For one of the oldest celebrated trees in North Texas, neighbors are about to say goodbye to something that has meant so much to so many.

DALLAS — Have you ever known a tree to be more than branches and leaves? 

For one of the oldest celebrated trees in North Texas, neighbors are about to say goodbye to something that has meant so much to so many.

The famous pecan tree located on Armstrong Parkway near Preston Road has been around for more than 150 years. Since 1927, neighbors in the area have been lighting it during the Christmas season.

Betsy Weaver knows this tradition well as a Highland Park native. She said when she was a little girl, her mom would bring her out to the tree in hopes she would love it as much as her.

"We called it the big tree," Weaver said. "As December started, we would always say to her, 'When are they going to light the big tree?'"

The tree remained lit holiday season after holiday season. As a Dallas arborist, Steve Houser loved to see a tree get attention from its community.

"It's probably the only event and holiday that has a tree as something that's associated with the holiday," Houser said. "It's watched this area grow."

As the area has grown, so has the beloved tree many have gotten to know so well. Tree limbs have started to fall, and it is no longer safe to walk or drive under. 

On Monday, the city is going to remove cabling holding up the pecan tree, eventually taking the entire tree down. Highland Park mayor Margo Goodwin said this wasn't an easy decision to make.

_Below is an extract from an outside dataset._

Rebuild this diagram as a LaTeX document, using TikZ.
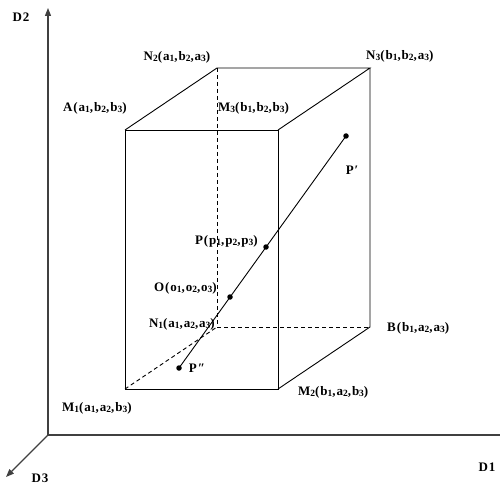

"There isn't anybody around who doesn't know the tree or remember a time when we didn't have that tree," Goodwin said. "Mother nature knows when it's time, and that tree recognizes that it can no longer support that huge canopy."

Goodwin said decades ago, someone did plant part of this pecan tree directly next to it. That has been growing and will now become the new pecan tree in the area.

"We have no reason to believe that the sister tree won't do the same thing, so we'll have new traditions with a new tree," Goodwin said.